Tom Long adapts from others a list of factors at work when the gnostic spirit and the gnostic impulse arises and becomes attractive, and he’s in no doubt that is a total revision of the orthodox faith. 


1. Christian tradition is viewed as basically untrustworthy.
2. Traditional Christianity fails the theodicy test.
3. Christian eschatology is implausible.
4. The core of the faith is worth saving.
5. Christianity needs a top-down revision not small corrections.
6. There is a hunger for more spiritual interpretation of Scripture.
7. Conviction that there is a profound difference between ordinary church people and those who deeply understand the spiritual truth of Christianity.
So he zeros in on Marcus Borg with this: “I do think his personal faith manifesto, recorded across several of his popular books, is not a fully adequate map for other Christians who seen an authentic faith today or for the larger church” (84-85). What Long finds is “not Jesus, but gnosticism” (85). He finds each of the seven in Borg, but this does not make Borg a gnostic.
So here goes:
1. For Borg, humanity is saved by knowledge.
2. For Borg, there is a focus on the spiritual inner self, the divine spark within.
3. For Borg, there is an antipathy toward incarnation and embodiment. [Extensive discussion.]
4. For Borg, there is an emphasis on present spiritual reality rather than eschatological hope, on the God of timeless truth rather than the God who will bring history to consummation.
By the way, Long thinks Borg’s “preEaster Jesus” has become his canonical Jesus, a point I will be making soon in a Christianity Today article. [I wonder if any readers want to examine Brian McLaren’s new book to see how many of the above seven categories it fits.] 

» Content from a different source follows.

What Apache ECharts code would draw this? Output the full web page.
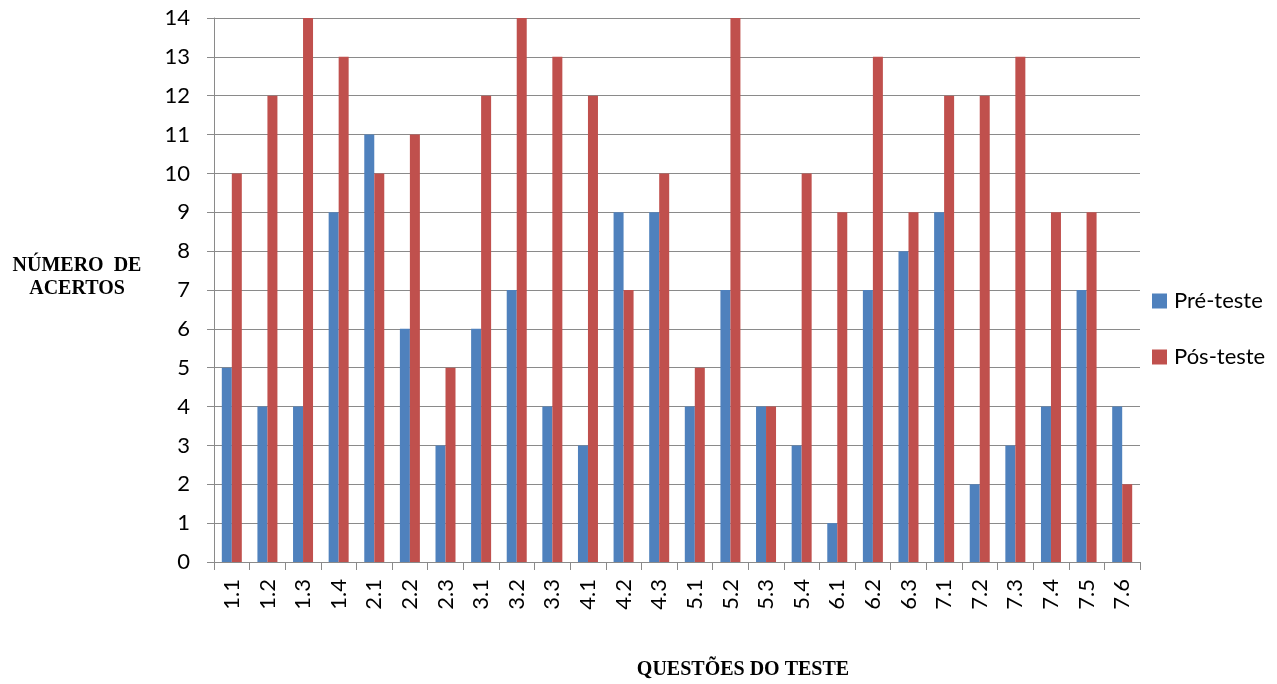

So, a gnostic? To begin with, Long observes that the old orthodoxy still defines Borg because Borg’s work is a response to its categories. This point is very important, but can’t be developed. Buy the book and read the chp. Thus, he sees Borg as a combination of three features:
The piety of orthodoxy
The honest intellectual inquiry of liberalism
The spirituality of gnosticism.
Tom Long says Borg’s Jesus is too much like Marcus Borg himself. 
The problem is that the first command to love God is mitigated; the God has become too much myself. And it mitigates loving the neighbor.
Gnosticism doesn’t just inflect the accent of our faith; it changes its grammar, distorts its memory, and makes it speak in a tongue alien to the gospel! (So Tom Long, 108.)